The article goes on to quote Premier Wu Den-yih and Mainland Affairs Council Chairwoman Lai Shin-yuan.

*Photo from Wikipedia.

10 thoughts on “Taiwan’s reaction to Liu Xiaobo winning the Nobel Peace Prize

  1. I am absolutely ecstatic about the selection of Liu Xiaobo. I’ve been following him ever since I first came across his essay, “The Holy Word, Revolution”. It should be required reading for anybody who wants to understand China or for anyone who imagines himself to be a revolutionary. This guy is the real deal, and this is by far the best selection the committee has made since Nelson Mandela and Aung San Suu Kyi were chosen back in the early ’90s.

    It is way past due for him to receive this kind of recognition. Hopefully this is just the beginning.

  2. The news really made my day yesterday! I was so glad they made this decision over there in Oslo, which I had hoped, but not expected.

    Unfortunately now Liu Xia is missing, look for the news.
    Apparently the regime at Zhongnanhai shows its repressive and authoritarian character ever more clearly.

  3. Thanks for your comments John and Gerd. The response from Beijing showed the CCP’s true face. I hope this only represents a brief period of darkness before China can emerge into the sunshine.

  4. Liu Xiaobo has received hundreds of thousands of US government funding via the NED in the past five years to conduct domestic political activity in China (including advocating abolition of China’s constitution.) Check NED’s China grants for Independent Chinese Pen Center and Minzhu Zhongguo magazine, which Liu heads.

    If Liu were American he would be in violation of FARA (Foreign Agent Registration Act). Ron Paul had once commented “What the NED does in foreign countries… would be rightly illegal in the United States”.

  5. ChasL, a quick Google search reveals that you have posted similar comments on dozens of blogs and news sites. I suspect you are a member of the 50 Cent Army (五毛黨).

    You have the chance to exercise your right of free speech on this blog and elsewhere. You might like to think twice about condemning others for simply trying to peacefully exercise their right to free speech.

  6. David,

    That’s a childish response. Instead of refuting what is provided, you resort to the 50 cent cliche. New low. Why can you guys face the music if you are so righteous?

  7. pale, I really don’t have much time for people who insinuate against those who promote the practice of democracy and give their silent consent to the authoritarians who oppress democracy. I don’t know if ChasL is a member of the 50 Cent Army, but his behaviour mimics it anyway.

  8. pale, my opinion on various issues is clearly stated on my blog, Twitter, in letters to the Taipei Times and elsewhere.
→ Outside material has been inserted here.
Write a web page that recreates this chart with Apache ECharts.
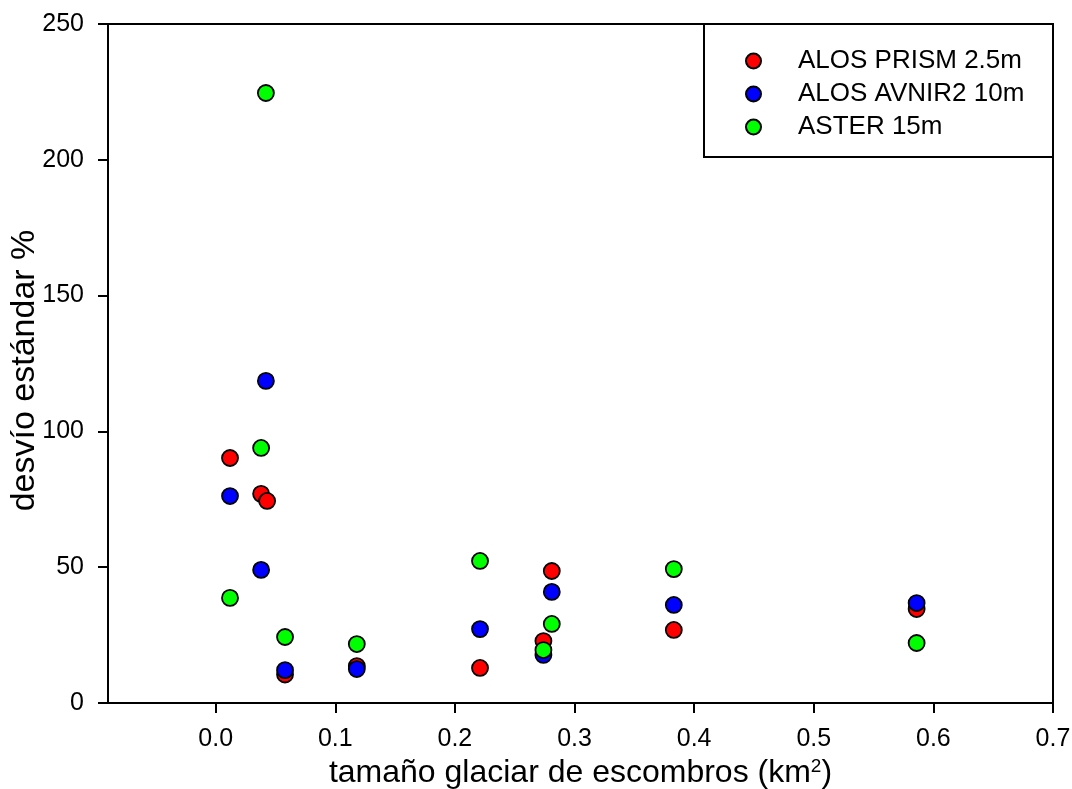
<!DOCTYPE html>
<html>
<head>
<meta charset="utf-8">
<script src="https://cdn.jsdelivr.net/npm/echarts@6/dist/echarts.min.js"></script>
<style>
html, body { margin: 0; padding: 0; background: #fff; }
#main { width: 1072px; height: 789px; }
</style>
</head>
<body>
<div id="main"></div>
<script>
// valores
var prismX = [0.012, 0.038, 0.043, 0.058, 0.118, 0.221, 0.274, 0.281, 0.383, 0.586];
var prismY = [90.2, 77.0, 74.4, 10.5, 13.6, 12.9, 22.8, 48.6, 26.9, 34.6];
var avnirX = [0.012, 0.038, 0.042, 0.058, 0.118, 0.221, 0.274, 0.281, 0.383, 0.586];
var avnirY = [76.2, 49.0, 118.6, 12.1, 12.5, 27.2, 17.7, 40.9, 36.1, 36.8];
var asterX = [0.012, 0.042, 0.038, 0.058, 0.118, 0.221, 0.274, 0.281, 0.383, 0.586];
var asterY = [38.7, 224.6, 93.9, 24.3, 21.7, 52.3, 19.5, 29.1, 49.3, 22.1];
var xTicks = [0, 0.1, 0.2, 0.3, 0.4, 0.5, 0.6, 0.7];
var serieNames = ['ALOS PRISM 2.5m', 'ALOS AVNIR2 10m', 'ASTER 15m'];
var colores = ['#ff0000', '#0000ff', '#00ff00'];

function pares(xs, ys) {
	var out = [];
	for (var i = 0; i < xs.length; i++) {
		out.push([xs[i], ys[i]]);
	}
	return out;
}

var fuente = 'Liberation Sans, Arial, sans-serif';
var chart = echarts.init(document.getElementById('main'));

var series = [];
var datos = [pares(prismX, prismY), pares(avnirX, avnirY), pares(asterX, asterY)];
for (var k = 0; k < 3; k++) {
	series.push({
		name: serieNames[k],
		type: 'scatter',
		symbol: 'circle',
		symbolSize: 16,
		z: 2 + k,
		itemStyle: { color: colores[k], borderColor: '#000', borderWidth: 1.8, opacity: 1 },
		data: datos[k]
	});
}

var option = {
	backgroundColor: '#fff',
	animation: false,
	grid: {
		left: 108, right: 19, top: 24, bottom: 86,
		outerBoundsMode: 'none',
		containLabel: false,
		show: true, borderColor: '#000', borderWidth: 2
	},
	legend: {
		orient: 'vertical',
		left: 745, top: 48,
		padding: 0,
		itemWidth: 15, itemHeight: 15, itemGap: 7,
		icon: 'circle',
		textStyle: { fontFamily: fuente, fontSize: 26, color: '#000', lineHeight: 26, padding: [0, 0, 0, 32] },
		data: serieNames
	},
	graphic: [{
		type: 'rect',
		z: 1,
		shape: { x: 704, y: 24, width: 349, height: 133 },
		style: { fill: '#fff', stroke: '#000', lineWidth: 2 }
	}],
	xAxis: {
		type: 'value',
		min: -0.09, max: 0.7,
		name: 'tamaño glaciar de escombros (km{sup|2})',
		nameLocation: 'middle',
		nameGap: 49,
		nameTextStyle: {
			fontFamily: fuente, fontSize: 32, color: '#000',
			rich: { sup: { fontFamily: fuente, fontSize: 19, color: '#000', verticalAlign: 'top', lineHeight: 19 } }
		},
		splitLine: { show: false },
		axisLine: { onZero: false, lineStyle: { color: '#000', width: 2 } },
		axisTick: { show: true, length: 10, lineStyle: { color: '#000', width: 2 }, customValues: xTicks },
		axisLabel: {
			fontFamily: fuente, fontSize: 25, color: '#000', margin: 24,
			customValues: xTicks,
			formatter: function (v) { return v.toFixed(1); }
		}
	},
	yAxis: {
		type: 'value',
		min: 0, max: 250, interval: 50,
		name: 'desvío estándar %',
		nameLocation: 'middle',
		nameGap: 66,
		nameMoveOverlap: false,
		nameTextStyle: { fontFamily: fuente, fontSize: 34, color: '#000', padding: [0, 14, 0, 0] },
		splitLine: { show: false },
		axisLine: { show: true, onZero: false, lineStyle: { color: '#000', width: 2 } },
		axisTick: { show: true, length: 10, lineStyle: { color: '#000', width: 2 } },
		axisLabel: { fontFamily: fuente, fontSize: 25, color: '#000', margin: 24 }
	},
	series: series
};
chart.setOption(option);
</script>
</body>
</html>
I don’t claim to “hold the truth” but I do openly and consistently advocate for democracy, justice and human rights in Taiwan and elsewhere. I use my real name and don’t hide behind a pseudonym. I have no idea who you are or what you stand for. However, your short comments on my blog give me reason to be skeptical about your motives.

    I don’t follow any China blogs closely, but The Peking Duck notes that people are carrying on about Liu Xiaobo receiving money from the NED in the comments on other blogs. Similarly others delight in quoting Liu’s “300 years of colonialism” comment without understanding its context. Labelling these people as members of the 50 Cent Army is quite justified.

  9. “Labelling these people as members of the 50 Cent Army is quite justified.”

    But not good enough.

    “Why can you guys face the music if you are so righteous?”

    Because there isn’t any music; the likes of you are just screeching commies, not rhetorical “musicians”.

    The money sent to Liu Xiaobo was stolen money, but if Americans were actually free I’m confident they would voluntarily deliver to him many times more – without giving the slightest moral consideration to the objections of people like you or your superiors.

    Yours is a third-rate, anti-enlightenment culture made so by the crippling effects of your political structures. As long as that remains the case, your children can have no future befitting their nature as potent human beings.